As I was the tech lead on this camera, and as the details have been published, allow me to brag a bit. For the first time, the circuit boards and firmware were an entirely internal development. The R7 eliminated essentially all of the major problems with earlier cameras: the individual cameras were synchronized to nanoseconds, the auto-exposure was fast and predictable (and it could shoot HDR if needed), it shot the same resolution in all directions, the relative unit camera orientations were very stable, and it was really watertight. It has a 480GB internal FIFO (flash) that lets the camera outpace the disk drive in the car for long periods if needed. I felt this camera is what I had been hired by Google to do. It still had CMOS rolling shutters, which in combination with vehicle movement make for difficult stitching problems.
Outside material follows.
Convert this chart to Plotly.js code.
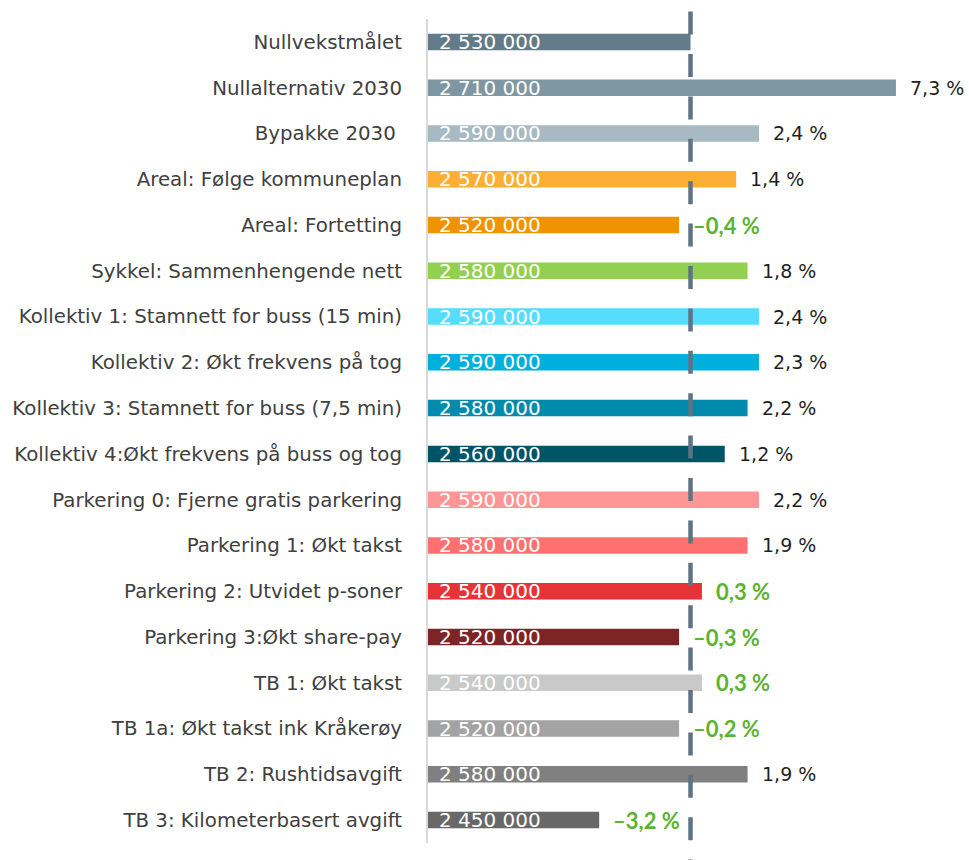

The R7 is what Google is using today. I expect they'll be using it for quite some time, as advances in sensors haven't really fixed the problem of high resolution from moving platforms. If a CMOS sensor with a global shutter (no rolling shutter) comes out, they might do a new camera based on that, but I'd be very careful to verify that it works when pointed right at the sun first, as you need to read those pixels near the sun before they've marinated in excess photocurrent for too long.

Postscript

Microsoft chose a different path for Bing Maps, partly funding and contributing to the OpenStreetMap project, which is an open-source alternative to the Google Maps street database. To my knowledge, their imagery collection cars do not directly feed into this project, in the sense of having budgets and deadlines. As a result, their StreetSide project has no revenue source to drive it.

Navteq and TeleAtlas continue to drive the world's streets with cars similar to Google's, but at a somewhat smaller scale, and the imagery from those collections is not published that I know of. One wonders why this imagery doesn't end up at Microsoft, as the oblique imagery from Pictometry does.

The success of Ground Truth cemented Sebastian Thrun's position at Google and made it possible for him to get serious long-term funding for the self-driving car project, which eventually became Chauffeur and then Waymo.

I went on to develop aerial cameras for Google, but that story will have to wait for Google to publish some details.